Hopefully this changes as the season goes on, but so far I’m noticing Will is the least interesting character. He doesn’t seem to have a personality, or any traits outside of being a kid. This is only the second episode but the other family members and Dr. Smith are already pretty well established. We know what Will means to his family, particularly his mom, but what’s he like? What does he enjoy? What is he afraid of? Unfortunately, this seems to happen a lot in stories: all of the supporting cast have quirks and special skills, leaving the lead character, who should be the coolest, to play straight man. His character may be improved in later episodes, and I really hope it will. Even the straight man doesn’t have to be a total stiff with no personality.

The visuals are spectacular once again. The production value on Lost in Space is absolutely show-stopping. The elements that really stood out this time are the storm and the explosion at Jupiter 17’s crash-site. All of it looks fantastic. The music isn’t as great as it was in “Impact,” but it serves the story and mood well enough.

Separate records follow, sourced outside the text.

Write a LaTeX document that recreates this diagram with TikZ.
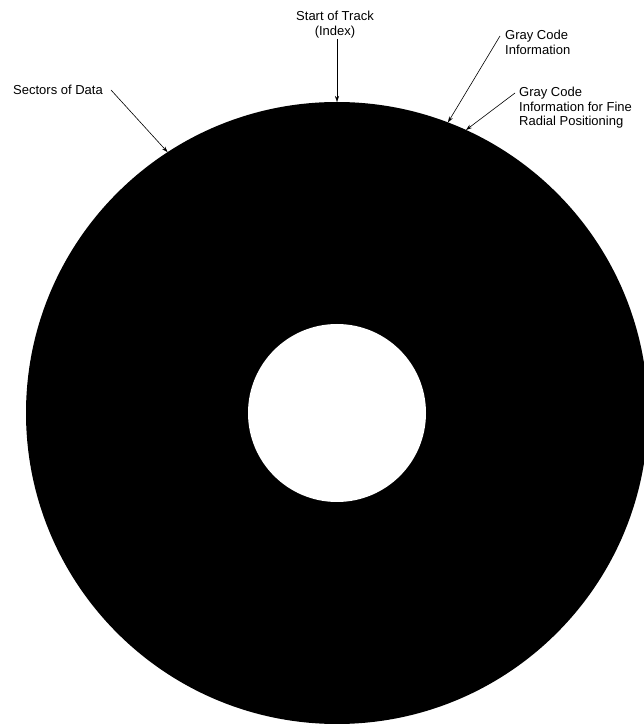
\documentclass[tikz,border=0pt]{standalone}
\usepackage{fontspec}
\setmainfont{Liberation Sans}
\usetikzlibrary{positioning, arrows.meta}

\begin{document}
\begin{tikzpicture}[
    x=1pt, y=1pt,
    >={Stealth[length=6pt, width=4pt]},
    note/.style={inner sep=1pt, align=left, font=\fontsize{13}{14.5}\selectfont},
    line/.style={->, semithick}
  ]
  \useasboundingbox (0,0) rectangle (644,726);

  % Disk with spindle hole
  \coordinate (c) at (337,313);
  \fill[black] (c) circle (311);
  \fill[white] (c) circle (89);

  % Points on the rim
  \coordinate (rimsec)  at ([shift={(123:311)}]c);
  \coordinate (rimtop)  at ([shift={(90:311)}]c);
  \coordinate (rimgray) at ([shift={(69.1:311)}]c);
  \coordinate (rimfine) at ([shift={(65.5:311)}]c);

  % Labels
  \node[note, anchor=west] (sectors) at (12,636) {Sectors of Data};
  \node[note, align=center, anchor=south] (index) at (335,687) {Start of Track\\(Index)};
  \node[note, anchor=north west] (gray) at (504,697) {Gray Code\\Information};
  \node[note, anchor=north west] (grayfine) at (518,640) {Gray Code\\Information for Fine\\Radial Positioning};

  % Pointers
  \draw[line] ([xshift=7pt]sectors.east) -- (rimsec);
  \draw[line] (index.south -| rimtop) -- (rimtop);
  \draw[line] ([xshift=-4pt, yshift=-7pt]gray.north west) -- (rimgray);
  \draw[line] ([xshift=-3pt, yshift=-7pt]grayfine.north west) -- (rimfine);
\end{tikzpicture}
\end{document}
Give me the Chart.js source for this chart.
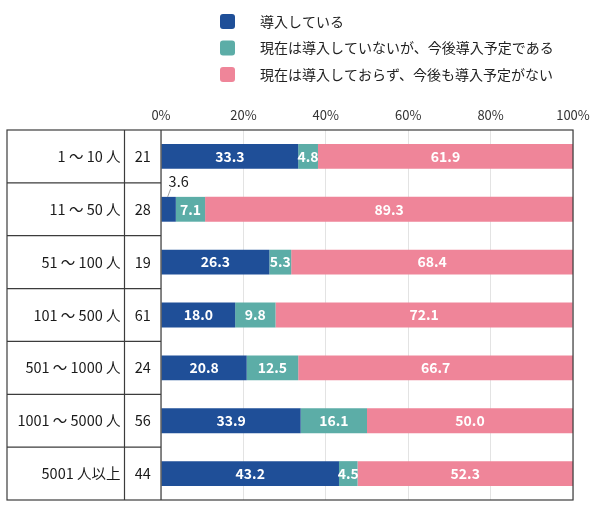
<!DOCTYPE html>
<html><head><meta charset="utf-8">
<script src="https://cdn.jsdelivr.net/npm/chart.js@4.4.1/dist/chart.umd.min.js"></script>
<style>html,body{margin:0;padding:0;background:#fff}</style>
</head><body>
<canvas id="c" width="590" height="523" style="width:590px;height:523px;display:block"></canvas>
<script>
const categories = ['1 ～ 10 人', '11 ～ 50 人', '51 ～ 100 人', '101 ～ 500 人', '501 ～ 1000 人', '1001 ～ 5000 人', '5001 人以上'];
const counts = [21, 28, 19, 61, 24, 56, 44];
const introduced = [33.3, 3.6, 26.3, 18.0, 20.8, 33.9, 43.2];
const planned = [4.8, 7.1, 5.3, 9.8, 12.5, 16.1, 4.5];
const notPlanned = [61.9, 89.3, 68.4, 72.1, 66.7, 50.0, 52.3];
const seriesNames = ['導入している', '現在は導入していないが、今後導入予定である', '現在は導入しておらず、今後も導入予定がない'];
const seriesColors = ['#1f4f98', '#5cada7', '#ef8599'];
const tickStep = 20;

const FONT = '"Noto Sans CJK JP", "Noto Sans", sans-serif';

const tablePlugin = {
  id: 'tableAndLegend',
  afterDraw(chart) {
    const ctx = chart.ctx, a = chart.chartArea, y = chart.scales.y;
    const left = 7, col = 124.5;
    ctx.save();
    // legend
    ctx.font = '14px ' + FONT;
    ctx.textBaseline = 'middle';
    ctx.textAlign = 'left';
    chart.data.datasets.forEach((ds, i) => {
      const cy = 21.5 + i * 26.5;
      ctx.fillStyle = ds.backgroundColor;
      ctx.beginPath();
      if (ctx.roundRect) ctx.roundRect(220, cy - 7.5, 15, 15, 3); else ctx.rect(220, cy - 7.5, 15, 15);
      ctx.fill();
      ctx.fillStyle = '#222';
      ctx.fillText(ds.label, 260, cy);
    });
    // table & frame
    ctx.strokeStyle = '#3c3c3c';
    ctx.lineWidth = 1.2;
    ctx.strokeRect(left, a.top, a.right - left, a.bottom - a.top);
    ctx.beginPath();
    ctx.moveTo(col, a.top); ctx.lineTo(col, a.bottom);
    ctx.moveTo(a.left, a.top); ctx.lineTo(a.left, a.bottom);
    const n = chart.data.labels.length;
    for (let i = 1; i < n; i++) {
      const yb = (y.getPixelForValue(i - 1) + y.getPixelForValue(i)) / 2;
      ctx.moveTo(left, yb); ctx.lineTo(a.left, yb);
    }
    ctx.stroke();
    ctx.fillStyle = '#1a1a1a';
    ctx.font = '14.5px ' + FONT;
    for (let i = 0; i < n; i++) {
      const cy = y.getPixelForValue(i);
      ctx.textAlign = 'right';
      ctx.fillText(chart.data.labels[i], col - 4, cy);
      ctx.textAlign = 'center';
      ctx.fillText(String(counts[i]), (col + a.left) / 2, cy);
    }
    ctx.restore();
  },
  afterDatasetsDraw(chart) {
    const ctx = chart.ctx;
    ctx.save();
    ctx.textBaseline = 'middle';
    ctx.textAlign = 'center';
    chart.data.datasets.forEach((ds, di) => {
      const meta = chart.getDatasetMeta(di);
      meta.data.forEach((el, i) => {
        const v = ds.data[i];
        const p = el.getProps(['x', 'base', 'y', 'height'], true);
        const cx = (p.x + p.base) / 2;
        const txt = v.toFixed(1);
        if (v < 4) {
          const top = p.y - p.height / 2;
          ctx.strokeStyle = '#888';
          ctx.lineWidth = 0.8;
          ctx.beginPath();
          ctx.moveTo(cx - 1, top); ctx.lineTo(cx + 2, top - 8);
          ctx.stroke();
          ctx.fillStyle = '#1a1a1a';
          ctx.font = '14.5px ' + FONT;
          ctx.fillText(txt, cx + 10, top - 15);
        } else {
          ctx.fillStyle = '#ffffff';
          ctx.font = 'bold 14px ' + FONT;
          ctx.fillText(txt, cx, p.y);
        }
      });
    });
    ctx.restore();
  }
};

new Chart(document.getElementById('c'), {
  type: 'bar',
  data: {
    labels: categories,
    datasets: [
      { label: seriesNames[0], data: introduced, backgroundColor: seriesColors[0] },
      { label: seriesNames[1], data: planned, backgroundColor: seriesColors[1] },
      { label: seriesNames[2], data: notPlanned, backgroundColor: seriesColors[2] }
    ]
  },
  options: {
    indexAxis: 'y',
    responsive: false,
    animation: false,
    devicePixelRatio: 1,
    layout: { padding: { left: 161, right: 17, top: 100, bottom: 23 } },
    datasets: { bar: { categoryPercentage: 1, barPercentage: 0.47, borderWidth: 0 } },
    plugins: { legend: { display: false }, tooltip: { enabled: false } },
    scales: {
      x: {
        position: 'top', stacked: true, min: 0, max: 100,
        afterFit(s) { s.height = 30; s.paddingLeft = 0; s.paddingRight = 0; },
        border: { display: false },
        grid: { color: '#e3e3e3', lineWidth: 1, drawTicks: false },
        ticks: { stepSize: tickStep, padding: 7, color: '#333', font: { family: FONT, size: 13 }, callback: v => v + '%' }
      },
      y: { stacked: true, display: false }
    }
  },
  plugins: [tablePlugin]
});
</script>
</body></html>
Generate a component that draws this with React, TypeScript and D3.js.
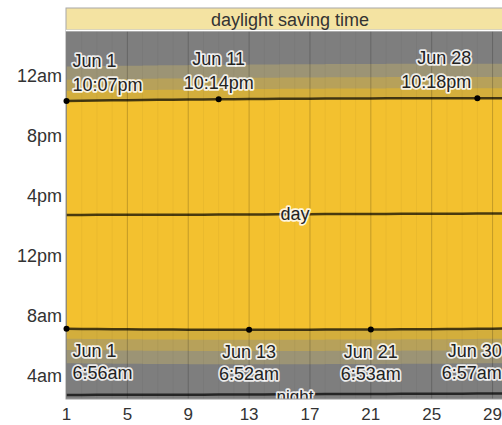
import * as d3 from "d3";

// June, daily sunrise / sunset (local time, DST)
const sunset = [
  "22:07", "22:08", "22:09", "22:10", "22:10", "22:11", "22:12", "22:12", "22:13", "22:13",
  "22:14", "22:14", "22:15", "22:15", "22:16", "22:16", "22:16", "22:17", "22:17", "22:17",
  "22:17", "22:18", "22:18", "22:18", "22:18", "22:18", "22:18", "22:18", "22:18", "22:18",
];
const sunrise = [
  "6:56", "6:55", "6:55", "6:54", "6:54", "6:53", "6:53", "6:53", "6:52", "6:52",
  "6:52", "6:52", "6:52", "6:52", "6:52", "6:52", "6:52", "6:53", "6:53", "6:53",
  "6:53", "6:53", "6:54", "6:54", "6:54", "6:55", "6:55", "6:56", "6:56", "6:57",
];

// twilight length in minutes: civil, nautical, astronomical
const twilightMinutes = [40, 85, 138];
const twilightColors = ["#d3ae3c", "#b7a15a", "#9c9475"];
const dayColor = "#f3c12f";
const nightColor = "#7e7e7e";

const sunsetMarks = [1, 11, 28];
const sunriseMarks = [1, 13, 21, 30];

const xTicks = [1, 5, 9, 13, 17, 21, 25, 29];
const yTicks = [4, 8, 12, 16, 20, 24];
const yTickLabels = ["4am", "8am", "12pm", "4pm", "8pm", "12am"];
const bandTitle = "daylight saving time";
const monthName = "Jun";

const W = 502;
const H = 425;
const left = 66;
const right = 524;
const top = 31;
const bottom = 399;
const bandTop = 8;

const toHours = (s: string) => {
  const [h, m] = s.split(":").map(Number);
  return h + m / 60;
};

const fmt = (s: string) => {
  const [h, m] = s.split(":").map(Number);
  const h12 = h % 12 === 0 ? 12 : h % 12;
  return `${h12}:${String(m).padStart(2, "0")}${h < 12 ? "am" : "pm"}`;
};

type Row = { d: number; rise: number; set: number };

export default function App() {
  const x = d3.scaleLinear().domain([1, 31]).range([66.5, 523]);
  const y = d3.scaleLinear().domain([2.25, 26.79]).range([bottom, top]);

  const rows: Row[] = sunset.map((s, i) => ({
    d: i + 1,
    rise: toHours(sunrise[i]),
    set: toHours(s),
  }));
  const pts: Row[] = [...rows, { ...rows[rows.length - 1], d: 31 }];

  const band = (lo: (p: Row) => number, hi: (p: Row) => number) =>
    d3
      .area<Row>()
      .x((p) => x(p.d))
      .y0((p) => y(lo(p)))
      .y1((p) => y(hi(p)))
      .curve(d3.curveStepAfter)(pts) || "";

  const line = (f: (p: Row) => number) =>
    d3
      .line<Row>()
      .x((p) => x(p.d))
      .y((p) => y(f(p)))(pts) || "";

  const dayMid = (p: Row) => (p.rise + p.set) / 2;
  const nightMid = (p: Row) => (p.set - 24 + p.rise) / 2;
  const midX = (left + right) / 2;
  const midRow = rows[15];

  const font = "'Liberation Sans', Arial, sans-serif";
  const halo = {
    stroke: "#fff",
    strokeWidth: 3.5,
    strokeOpacity: 0.85,
    paintOrder: "stroke" as const,
    strokeLinejoin: "round" as const,
  };

  const anchorFor = (d: number) => (d === 1 ? "start" : d >= 27 ? "end" : "middle");
  const dxFor = (d: number) => (d === 1 ? 6 : d >= 27 ? -6 : 0);

  return (
    <svg
      width={W}
      height={H}
      style={{ position: "absolute", left: 0, top: 0, background: "#fff" }}
      fontFamily={font}
    >
      <defs>
        <clipPath id="plot">
          <rect x={left} y={top} width={right - left} height={bottom - top} />
        </clipPath>
      </defs>

      <g clipPath="url(#plot)">
        <rect x={left} y={top} width={right - left} height={bottom - top} fill={nightColor} />
        {twilightMinutes
          .map((m, k) => ({ m, k }))
          .reverse()
          .map(({ m, k }) => (
            <g key={k}>
              <path d={band((p) => p.set, (p) => p.set + m / 60)} fill={twilightColors[k]} />
              <path d={band((p) => p.rise - m / 60, (p) => p.rise)} fill={twilightColors[k]} />
            </g>
          ))}
        <path d={band((p) => p.rise, (p) => p.set)} fill={dayColor} />

        {d3.range(1, 32).map((d) => (
          <line
            key={d}
            x1={x(d)}
            x2={x(d)}
            y1={top}
            y2={bottom}
            stroke="#000"
            strokeOpacity={xTicks.includes(d) ? 0.2 : 0.04}
          />
        ))}

        {[(p: Row) => p.set, (p: Row) => p.rise, dayMid, nightMid].map((f, i) => (
          <path key={i} d={line(f)} fill="none" stroke="#000" strokeOpacity={0.7} strokeWidth={2.5} />
        ))}

        <text x={midX} y={y(nightMid(midRow)) + 8} textAnchor="middle" fontSize={17} fill="#222" {...halo}>
          night
        </text>
      </g>

      <rect x={left} y={top} width={right - left} height={bottom - top} fill="none" stroke="#9a9a9a" />

      {/* DST band */}
      <rect x={left} y={bandTop} width={right - left} height={top - bandTop - 1} fill="#f4e3a2" stroke="#a8a8a8" />
      <line x1={left} x2={right} y1={top - 0.5} y2={top - 0.5} stroke="#fff" strokeWidth={1.5} />
      <text x={midX - 5} y={bandTop + 18} textAnchor="middle" fontSize={18} fill="#333">
        {bandTitle}
      </text>

      <text x={midX} y={y(dayMid(midRow))} dy="0.32em" textAnchor="middle" fontSize={18} fill="#222" {...halo}>
        day
      </text>

      {sunsetMarks.map((d) => {
        const r = rows[d - 1];
        const yy = y(r.set);
        return (
          <g key={"s" + d}>
            <circle cx={x(d)} cy={yy} r={3} fill="#000" />
            <text x={x(d) + dxFor(d)} y={yy - 34} textAnchor={anchorFor(d)} fontSize={18} fill="#222" {...halo}>
              {`${monthName} ${d}`}
            </text>
            <text x={x(d) + dxFor(d)} y={yy - 10} textAnchor={anchorFor(d)} fontSize={18} fill="#222" {...halo}>
              {fmt(sunset[d - 1])}
            </text>
          </g>
        );
      })}

      {sunriseMarks.map((d) => {
        const r = rows[d - 1];
        const yy = y(r.rise);
        return (
          <g key={"r" + d}>
            <circle cx={x(d)} cy={yy} r={3} fill="#000" />
            <text x={x(d) + dxFor(d)} y={yy + 28} textAnchor={anchorFor(d)} fontSize={18} fill="#222" {...halo}>
              {`${monthName} ${d}`}
            </text>
            <text x={x(d) + dxFor(d)} y={yy + 50} textAnchor={anchorFor(d)} fontSize={18} fill="#222" {...halo}>
              {fmt(sunrise[d - 1])}
            </text>
          </g>
        );
      })}

      {yTicks.map((t, i) => (
        <text key={t} x={62} y={y(t) + 9.5} textAnchor="end" fontSize={18} fill="#333">
          {yTickLabels[i]}
        </text>
      ))}

      {xTicks.map((t) => (
        <text key={t} x={x(t)} y={420} textAnchor="middle" fontSize={17} fill="#333">
          {t}
        </text>
      ))}
    </svg>
  );
}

I liked “Diamonds in the Sky” a lot and found it less confusing than episode one. Some of the relationships are a little odd, so I assume they’re saving that for future episodes. Most of the characters are fun, and they legitimately have me on the edge of my seat. I’m genuinely invested in where some of these story threads are going. Having not seen any of the previous incarnations of Lost in Space, I’m really enjoying this version so far and would definitely recommend it for a rainy-day watch.

Lost in Space S1, E2

Plot - 8
Acting - 8
Progression - 8
Production Design - 9
Creativity - 7



I liked “Diamonds in the Sky” a lot and found it less confusing than episode one. Some of the relationships are a little odd, so I assume they’re saving that for future episodes. Most of the characters are fun, and they legitimately have me on the edge of my seat.